Man kann den Eindruck gewinnen, dass man es derzeit auf Ebene der EU mit einem Stillstand zu tun hat - dergestalt, dass man sich einerseits nicht vorwärts in Richtung einer verstärkten Integration und Legitimation der Institutionen bewegen will. Und dass die meisten Verantwortungsträger andererseits - zum Glück möchte man sagen - auch nicht wieder zurück zu weniger Integration und Zusammenarbeit gehen wollen. Was ist ihre Einschätzung zur Situation und zu den Perspektiven?
Maćków: Das Dilemma haben sie treffend beschrieben. Mit einem solchen Stillstand kann man in guten Zeiten leben. Aber wir leben nicht in guten Zeiten. Wir brauchen eine Diskussion, was weiter mit der Union geschehen soll. Und diese Diskussion wird nicht geführt.

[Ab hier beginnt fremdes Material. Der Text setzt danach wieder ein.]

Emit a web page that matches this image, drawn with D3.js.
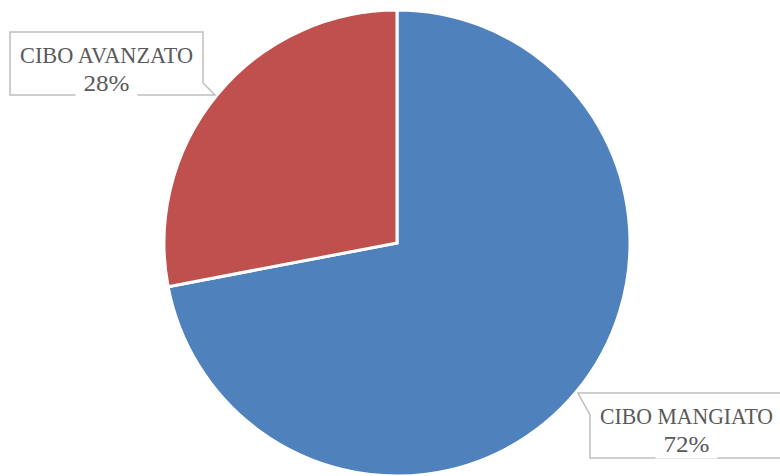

Ich sehe das primär nicht als Problem der Bürger, sondern als Problem der Politiker. Es wird so getan, als müsse man Angst haben, zu sagen, dass die Lage schlecht ist und die Strukturen der Union sie nicht mehr tragen. Und dass es nötig ist, nun wirklich frei zu denken. Das ist erschreckend, weil solche Äußerungen aus keinem Land kommen, bis auf Frankreich. Die Vorschläge von Macron laufen gleichzeitig darauf hinaus, die schwächelnde Position Frankreichs zu stärken. Aber immerhin war das ein Impuls. Eine solche Diskussion brauchen wir unbedingt. Es gibt noch einen Aspekt dieses Problems: Fast alle haben derzeit große innenpolitische Probleme. Die Menschen sind zur Europawahl eigentlich aus nationalen Gründen gegangen, wie immer. Man wählt, um die eigenen Parteien zu belohnen oder zu bestrafen. Das heißt, dass nach wie vor eine Fokussierung auf die Nationalstaaten gegeben ist, und nicht auf diesen absolut notwendigen Prozess der Reform der Europäischen Union. Ich kann also nicht wirklich trösten. Das Dilema, in dem wir uns befinden, ist sehr, sehr gefährlich. Und die Zukunft der Union hängt am seidenen Faden.